[Items from a data source]
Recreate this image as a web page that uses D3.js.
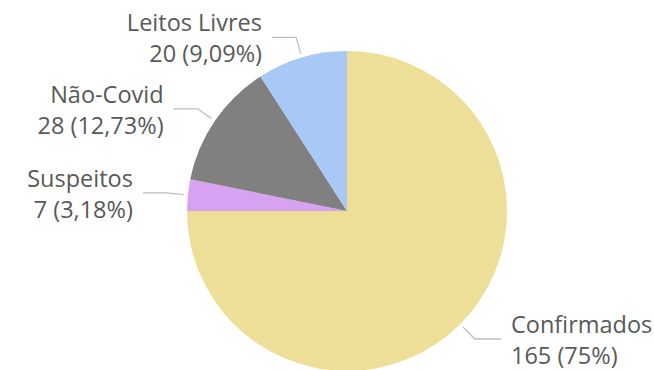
<!DOCTYPE html>
<html>
<head>
<meta charset="utf-8">
<script src="https://cdn.jsdelivr.net/npm/d3@7"></script>
<style>
  body { margin: 0; background: #fff; }
  svg text { font-family: "Open Sans", "Noto Sans", sans-serif; fill: #595959; }
</style>
</head>
<body>
<svg id="chart"></svg>
<script>
// data
var categories = ["Confirmados", "Suspeitos", "Não-Covid", "Leitos Livres"];
var values = [165, 7, 28, 20];
var colors = ["#EEDF98", "#D8A2F2", "#808080", "#A8C9F5"];

// chart settings
var width = 654,
    height = 370;
var cx = 347, cy = 211, radius = 160;

var svg = d3.select("#chart")
    .attr("width", width)
    .attr("height", height);

var total = d3.sum(values);
var locale = d3.formatLocale({decimal: ",", thousands: ".", grouping: [3], currency: ["R$", ""]});
var fmt = locale.format(".2f");
function pct(v) {
    // 75,00 -> 75
    return fmt(v / total * 100).replace(/,00$/, "") + "%";
}

var rows = categories.map(function(c, i) {
    return {name: c, value: values[i], color: colors[i]};
});

var pie = d3.pie().sort(null).value(function(d) { return d.value; });
var arc = d3.arc().innerRadius(0).outerRadius(radius);
var arcs = pie(rows);

var g = svg.append("g").attr("transform", "translate(" + cx + "," + cy + ")");

g.selectAll("path.slice")
    .data(arcs).enter()
    .append("path")
    .attr("class", "slice")
    .attr("d", arc)
    .attr("fill", function(d) { return d.data.color; });

// leader lines + labels
function polar(a, r) {
    return [Math.sin(a) * r, -Math.cos(a) * r];
}

arcs.forEach(function(d) {
    var mid = (d.startAngle + d.endAngle) / 2;
    var p0 = polar(mid, 164);
    var p1 = polar(mid, 181);
    var right = p1[0] > 0;
    var p2 = [p1[0] + (right ? 26 : -24), p1[1]];

    g.append("polyline")
        .attr("points", [p0, p1, p2].map(function(p) { return p.join(","); }).join(" "))
        .attr("fill", "none")
        .attr("stroke", "#BFBFBF")
        .attr("stroke-width", 1.3);

    var tx = p2[0] + (right ? 10 : -10);
    var t = g.append("text")
        .attr("text-anchor", right ? "start" : "end")
        .style("font-size", "23.5px");
    t.append("tspan").attr("x", tx).attr("y", p2[1] - 6).text(d.data.name);
    t.append("tspan").attr("x", tx).attr("y", p2[1] + 25)
        .text(d.data.value + " (" + pct(d.data.value) + ")");
});
</script>
</body>
</html>
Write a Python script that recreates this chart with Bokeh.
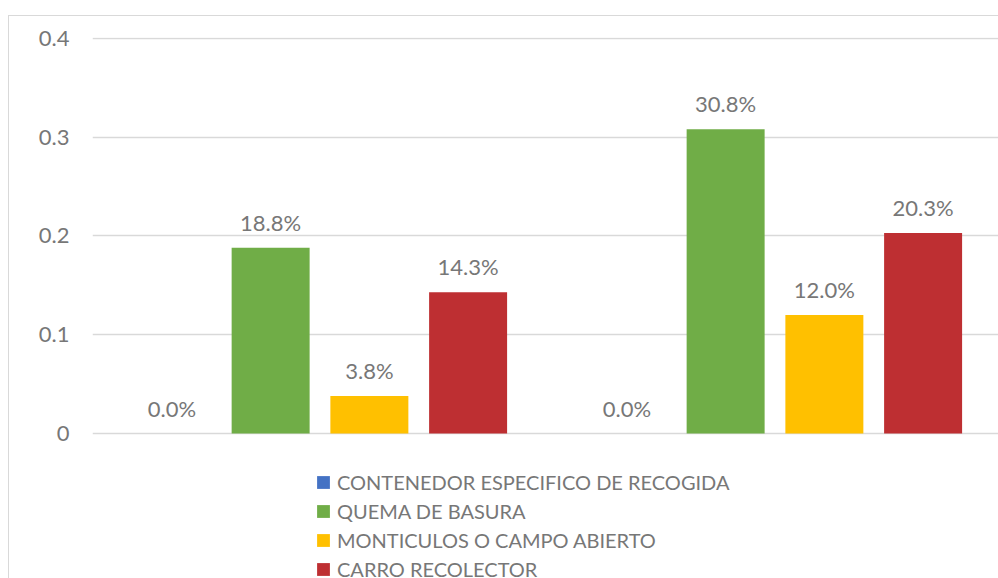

» WRITTEN PROBLEM
Extract the lines exactly, please: the first line of the listing, the line with "var arcs = pie(rows);", and every line between them, but no pictures.

» FINISHED TASK
Recreate this image as a web page that uses D3.js.
<!DOCTYPE html>
<html>
<head>
<meta charset="utf-8">
<script src="https://cdn.jsdelivr.net/npm/d3@7"></script>
<style>
  body { margin: 0; background: #fff; }
  svg text { font-family: "Open Sans", "Noto Sans", sans-serif; fill: #595959; }
</style>
</head>
<body>
<svg id="chart"></svg>
<script>
// data
var categories = ["Confirmados", "Suspeitos", "Não-Covid", "Leitos Livres"];
var values = [165, 7, 28, 20];
var colors = ["#EEDF98", "#D8A2F2", "#808080", "#A8C9F5"];

// chart settings
var width = 654,
    height = 370;
var cx = 347, cy = 211, radius = 160;

var svg = d3.select("#chart")
    .attr("width", width)
    .attr("height", height);

var total = d3.sum(values);
var locale = d3.formatLocale({decimal: ",", thousands: ".", grouping: [3], currency: ["R$", ""]});
var fmt = locale.format(".2f");
function pct(v) {
    // 75,00 -> 75
    return fmt(v / total * 100).replace(/,00$/, "") + "%";
}

var rows = categories.map(function(c, i) {
    return {name: c, value: values[i], color: colors[i]};
});

var pie = d3.pie().sort(null).value(function(d) { return d.value; });
var arc = d3.arc().innerRadius(0).outerRadius(radius);
var arcs = pie(rows);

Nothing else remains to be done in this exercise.